What you will do = Copy all lines below exactly as written. Leave pictures out.

Material =

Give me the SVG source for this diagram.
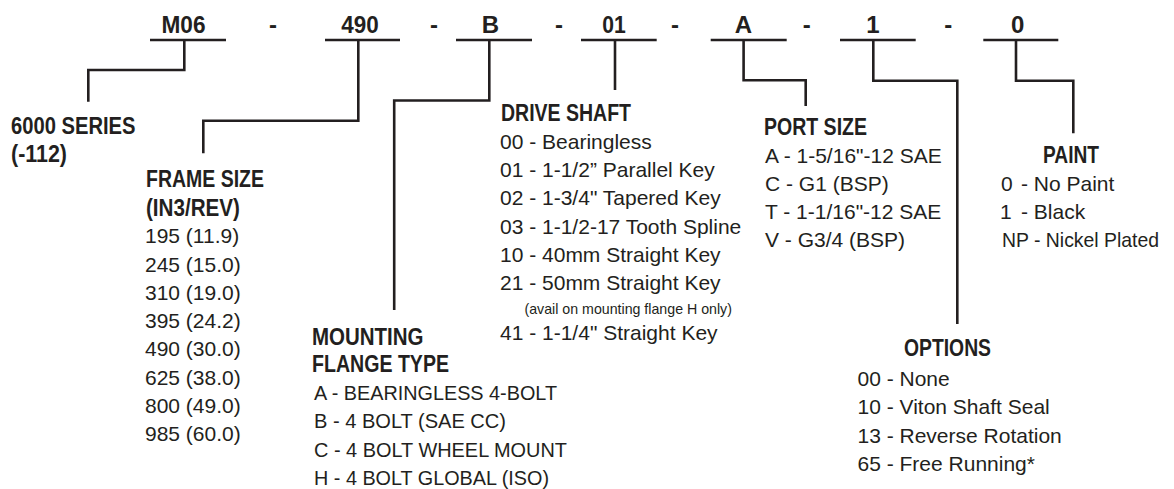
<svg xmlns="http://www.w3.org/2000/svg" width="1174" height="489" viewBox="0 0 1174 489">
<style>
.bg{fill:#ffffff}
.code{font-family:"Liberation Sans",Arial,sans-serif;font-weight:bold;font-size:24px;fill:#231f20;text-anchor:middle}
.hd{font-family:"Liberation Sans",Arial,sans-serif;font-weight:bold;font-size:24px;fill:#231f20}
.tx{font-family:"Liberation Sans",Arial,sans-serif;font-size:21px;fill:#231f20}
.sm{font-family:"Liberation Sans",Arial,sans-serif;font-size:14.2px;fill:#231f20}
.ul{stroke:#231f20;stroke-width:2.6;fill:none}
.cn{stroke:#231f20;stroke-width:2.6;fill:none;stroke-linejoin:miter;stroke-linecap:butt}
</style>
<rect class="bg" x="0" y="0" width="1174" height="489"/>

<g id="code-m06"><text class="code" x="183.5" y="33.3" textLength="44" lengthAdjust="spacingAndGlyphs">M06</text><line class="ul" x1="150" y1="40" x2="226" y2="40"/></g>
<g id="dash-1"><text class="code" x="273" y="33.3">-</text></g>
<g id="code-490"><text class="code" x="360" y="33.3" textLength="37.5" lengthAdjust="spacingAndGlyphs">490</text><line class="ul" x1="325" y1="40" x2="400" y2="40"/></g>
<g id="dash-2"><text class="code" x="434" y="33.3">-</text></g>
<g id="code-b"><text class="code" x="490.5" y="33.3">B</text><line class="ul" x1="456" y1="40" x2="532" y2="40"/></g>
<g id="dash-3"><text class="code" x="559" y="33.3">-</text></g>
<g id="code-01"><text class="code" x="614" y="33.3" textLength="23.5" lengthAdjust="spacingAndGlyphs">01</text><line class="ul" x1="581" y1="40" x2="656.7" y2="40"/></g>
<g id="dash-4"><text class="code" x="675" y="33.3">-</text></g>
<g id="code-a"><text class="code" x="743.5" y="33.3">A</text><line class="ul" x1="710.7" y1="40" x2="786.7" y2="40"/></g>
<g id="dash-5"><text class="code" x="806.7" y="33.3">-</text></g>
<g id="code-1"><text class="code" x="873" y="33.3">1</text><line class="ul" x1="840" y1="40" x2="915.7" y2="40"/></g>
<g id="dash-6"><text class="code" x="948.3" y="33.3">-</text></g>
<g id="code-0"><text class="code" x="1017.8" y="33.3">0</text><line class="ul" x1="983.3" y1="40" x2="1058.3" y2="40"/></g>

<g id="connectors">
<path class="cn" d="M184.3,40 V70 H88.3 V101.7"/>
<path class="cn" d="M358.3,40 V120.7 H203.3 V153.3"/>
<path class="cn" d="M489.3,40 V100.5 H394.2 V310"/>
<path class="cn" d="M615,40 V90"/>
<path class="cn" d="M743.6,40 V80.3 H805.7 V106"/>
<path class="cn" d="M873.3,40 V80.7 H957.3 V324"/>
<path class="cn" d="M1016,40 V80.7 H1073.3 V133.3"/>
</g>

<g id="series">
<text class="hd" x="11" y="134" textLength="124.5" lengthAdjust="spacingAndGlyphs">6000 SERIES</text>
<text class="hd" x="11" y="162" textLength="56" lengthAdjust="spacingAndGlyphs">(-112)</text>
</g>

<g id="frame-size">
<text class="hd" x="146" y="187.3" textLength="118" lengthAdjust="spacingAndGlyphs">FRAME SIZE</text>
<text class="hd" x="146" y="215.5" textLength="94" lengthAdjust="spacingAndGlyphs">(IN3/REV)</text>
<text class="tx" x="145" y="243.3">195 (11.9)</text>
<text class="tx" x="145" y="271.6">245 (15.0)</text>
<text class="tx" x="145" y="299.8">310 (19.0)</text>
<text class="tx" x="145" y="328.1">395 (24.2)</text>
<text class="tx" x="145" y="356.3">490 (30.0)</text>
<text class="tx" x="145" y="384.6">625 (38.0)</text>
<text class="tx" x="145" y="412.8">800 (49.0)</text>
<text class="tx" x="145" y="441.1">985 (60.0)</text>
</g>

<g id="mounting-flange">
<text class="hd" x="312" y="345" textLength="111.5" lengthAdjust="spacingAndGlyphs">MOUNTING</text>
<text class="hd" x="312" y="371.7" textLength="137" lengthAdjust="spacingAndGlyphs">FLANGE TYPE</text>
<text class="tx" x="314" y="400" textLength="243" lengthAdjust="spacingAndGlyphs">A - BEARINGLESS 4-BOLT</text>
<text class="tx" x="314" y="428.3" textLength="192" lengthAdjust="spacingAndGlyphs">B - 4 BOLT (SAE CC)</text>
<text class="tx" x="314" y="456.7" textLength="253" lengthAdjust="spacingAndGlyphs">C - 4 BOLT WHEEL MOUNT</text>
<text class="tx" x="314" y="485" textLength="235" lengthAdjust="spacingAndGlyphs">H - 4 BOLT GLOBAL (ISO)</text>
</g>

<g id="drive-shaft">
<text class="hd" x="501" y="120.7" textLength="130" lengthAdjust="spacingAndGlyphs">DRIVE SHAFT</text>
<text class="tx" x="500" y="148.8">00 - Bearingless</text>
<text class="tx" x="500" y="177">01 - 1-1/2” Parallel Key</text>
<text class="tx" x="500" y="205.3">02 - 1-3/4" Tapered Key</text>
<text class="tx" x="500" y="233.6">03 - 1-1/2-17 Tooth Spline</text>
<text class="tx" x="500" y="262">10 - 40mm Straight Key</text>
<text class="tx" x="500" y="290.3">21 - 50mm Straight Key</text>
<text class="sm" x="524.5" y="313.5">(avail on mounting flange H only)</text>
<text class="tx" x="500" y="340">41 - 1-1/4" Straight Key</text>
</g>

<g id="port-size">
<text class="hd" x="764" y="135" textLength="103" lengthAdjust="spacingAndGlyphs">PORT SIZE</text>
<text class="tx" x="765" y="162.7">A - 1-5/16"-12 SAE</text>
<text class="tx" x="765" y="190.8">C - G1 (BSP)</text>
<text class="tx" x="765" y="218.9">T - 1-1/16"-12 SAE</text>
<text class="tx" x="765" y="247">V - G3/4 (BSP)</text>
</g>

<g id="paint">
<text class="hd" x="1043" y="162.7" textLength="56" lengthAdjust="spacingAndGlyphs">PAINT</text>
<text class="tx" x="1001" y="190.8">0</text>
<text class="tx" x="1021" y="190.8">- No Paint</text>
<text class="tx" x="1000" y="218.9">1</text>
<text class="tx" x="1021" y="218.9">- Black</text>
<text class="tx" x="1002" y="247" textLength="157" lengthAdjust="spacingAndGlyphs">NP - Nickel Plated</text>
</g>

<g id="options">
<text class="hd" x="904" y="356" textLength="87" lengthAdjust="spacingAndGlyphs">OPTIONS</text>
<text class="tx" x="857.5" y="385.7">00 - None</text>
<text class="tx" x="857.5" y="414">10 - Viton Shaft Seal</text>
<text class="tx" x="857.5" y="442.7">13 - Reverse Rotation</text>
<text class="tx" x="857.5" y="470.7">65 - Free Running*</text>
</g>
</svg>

Reply =
Give me the SVG source for this diagram.
<svg xmlns="http://www.w3.org/2000/svg" width="1174" height="489" viewBox="0 0 1174 489">
<style>
.bg{fill:#ffffff}
.code{font-family:"Liberation Sans",Arial,sans-serif;font-weight:bold;font-size:24px;fill:#231f20;text-anchor:middle}
.hd{font-family:"Liberation Sans",Arial,sans-serif;font-weight:bold;font-size:24px;fill:#231f20}
.tx{font-family:"Liberation Sans",Arial,sans-serif;font-size:21px;fill:#231f20}
.sm{font-family:"Liberation Sans",Arial,sans-serif;font-size:14.2px;fill:#231f20}
.ul{stroke:#231f20;stroke-width:2.6;fill:none}
.cn{stroke:#231f20;stroke-width:2.6;fill:none;stroke-linejoin:miter;stroke-linecap:butt}
</style>
<rect class="bg" x="0" y="0" width="1174" height="489"/>

<g id="code-m06"><text class="code" x="183.5" y="33.3" textLength="44" lengthAdjust="spacingAndGlyphs">M06</text><line class="ul" x1="150" y1="40" x2="226" y2="40"/></g>
<g id="dash-1"><text class="code" x="273" y="33.3">-</text></g>
<g id="code-490"><text class="code" x="360" y="33.3" textLength="37.5" lengthAdjust="spacingAndGlyphs">490</text><line class="ul" x1="325" y1="40" x2="400" y2="40"/></g>
<g id="dash-2"><text class="code" x="434" y="33.3">-</text></g>
<g id="code-b"><text class="code" x="490.5" y="33.3">B</text><line class="ul" x1="456" y1="40" x2="532" y2="40"/></g>
<g id="dash-3"><text class="code" x="559" y="33.3">-</text></g>
<g id="code-01"><text class="code" x="614" y="33.3" textLength="23.5" lengthAdjust="spacingAndGlyphs">01</text><line class="ul" x1="581" y1="40" x2="656.7" y2="40"/></g>
<g id="dash-4"><text class="code" x="675" y="33.3">-</text></g>
<g id="code-a"><text class="code" x="743.5" y="33.3">A</text><line class="ul" x1="710.7" y1="40" x2="786.7" y2="40"/></g>
<g id="dash-5"><text class="code" x="806.7" y="33.3">-</text></g>
<g id="code-1"><text class="code" x="873" y="33.3">1</text><line class="ul" x1="840" y1="40" x2="915.7" y2="40"/></g>
<g id="dash-6"><text class="code" x="948.3" y="33.3">-</text></g>
<g id="code-0"><text class="code" x="1017.8" y="33.3">0</text><line class="ul" x1="983.3" y1="40" x2="1058.3" y2="40"/></g>

<g id="connectors">
<path class="cn" d="M184.3,40 V70 H88.3 V101.7"/>
<path class="cn" d="M358.3,40 V120.7 H203.3 V153.3"/>
<path class="cn" d="M489.3,40 V100.5 H394.2 V310"/>
<path class="cn" d="M615,40 V90"/>
<path class="cn" d="M743.6,40 V80.3 H805.7 V106"/>
<path class="cn" d="M873.3,40 V80.7 H957.3 V324"/>
<path class="cn" d="M1016,40 V80.7 H1073.3 V133.3"/>
</g>

<g id="series">
<text class="hd" x="11" y="134" textLength="124.5" lengthAdjust="spacingAndGlyphs">6000 SERIES</text>
<text class="hd" x="11" y="162" textLength="56" lengthAdjust="spacingAndGlyphs">(-112)</text>
</g>

<g id="frame-size">
<text class="hd" x="146" y="187.3" textLength="118" lengthAdjust="spacingAndGlyphs">FRAME SIZE</text>
<text class="hd" x="146" y="215.5" textLength="94" lengthAdjust="spacingAndGlyphs">(IN3/REV)</text>
<text class="tx" x="145" y="243.3">195 (11.9)</text>
<text class="tx" x="145" y="271.6">245 (15.0)</text>
<text class="tx" x="145" y="299.8">310 (19.0)</text>
<text class="tx" x="145" y="328.1">395 (24.2)</text>
<text class="tx" x="145" y="356.3">490 (30.0)</text>
<text class="tx" x="145" y="384.6">625 (38.0)</text>
<text class="tx" x="145" y="412.8">800 (49.0)</text>
<text class="tx" x="145" y="441.1">985 (60.0)</text>
</g>

<g id="mounting-flange">
<text class="hd" x="312" y="345" textLength="111.5" lengthAdjust="spacingAndGlyphs">MOUNTING</text>
<text class="hd" x="312" y="371.7" textLength="137" lengthAdjust="spacingAndGlyphs">FLANGE TYPE</text>
<text class="tx" x="314" y="400" textLength="243" lengthAdjust="spacingAndGlyphs">A - BEARINGLESS 4-BOLT</text>
<text class="tx" x="314" y="428.3" textLength="192" lengthAdjust="spacingAndGlyphs">B - 4 BOLT (SAE CC)</text>
<text class="tx" x="314" y="456.7" textLength="253" lengthAdjust="spacingAndGlyphs">C - 4 BOLT WHEEL MOUNT</text>
<text class="tx" x="314" y="485" textLength="235" lengthAdjust="spacingAndGlyphs">H - 4 BOLT GLOBAL (ISO)</text>
</g>

<g id="drive-shaft">
<text class="hd" x="501" y="120.7" textLength="130" lengthAdjust="spacingAndGlyphs">DRIVE SHAFT</text>
<text class="tx" x="500" y="148.8">00 - Bearingless</text>
<text class="tx" x="500" y="177">01 - 1-1/2” Parallel Key</text>
<text class="tx" x="500" y="205.3">02 - 1-3/4" Tapered Key</text>
<text class="tx" x="500" y="233.6">03 - 1-1/2-17 Tooth Spline</text>
<text class="tx" x="500" y="262">10 - 40mm Straight Key</text>
<text class="tx" x="500" y="290.3">21 - 50mm Straight Key</text>
<text class="sm" x="524.5" y="313.5">(avail on mounting flange H only)</text>
<text class="tx" x="500" y="340">41 - 1-1/4" Straight Key</text>
</g>

<g id="port-size">
<text class="hd" x="764" y="135" textLength="103" lengthAdjust="spacingAndGlyphs">PORT SIZE</text>
<text class="tx" x="765" y="162.7">A - 1-5/16"-12 SAE</text>
<text class="tx" x="765" y="190.8">C - G1 (BSP)</text>
<text class="tx" x="765" y="218.9">T - 1-1/16"-12 SAE</text>
<text class="tx" x="765" y="247">V - G3/4 (BSP)</text>
</g>

<g id="paint">
<text class="hd" x="1043" y="162.7" textLength="56" lengthAdjust="spacingAndGlyphs">PAINT</text>
<text class="tx" x="1001" y="190.8">0</text>
<text class="tx" x="1021" y="190.8">- No Paint</text>
<text class="tx" x="1000" y="218.9">1</text>
<text class="tx" x="1021" y="218.9">- Black</text>
<text class="tx" x="1002" y="247" textLength="157" lengthAdjust="spacingAndGlyphs">NP - Nickel Plated</text>
</g>

<g id="options">
<text class="hd" x="904" y="356" textLength="87" lengthAdjust="spacingAndGlyphs">OPTIONS</text>
<text class="tx" x="857.5" y="385.7">00 - None</text>
<text class="tx" x="857.5" y="414">10 - Viton Shaft Seal</text>
<text class="tx" x="857.5" y="442.7">13 - Reverse Rotation</text>
<text class="tx" x="857.5" y="470.7">65 - Free Running*</text>
</g>
</svg>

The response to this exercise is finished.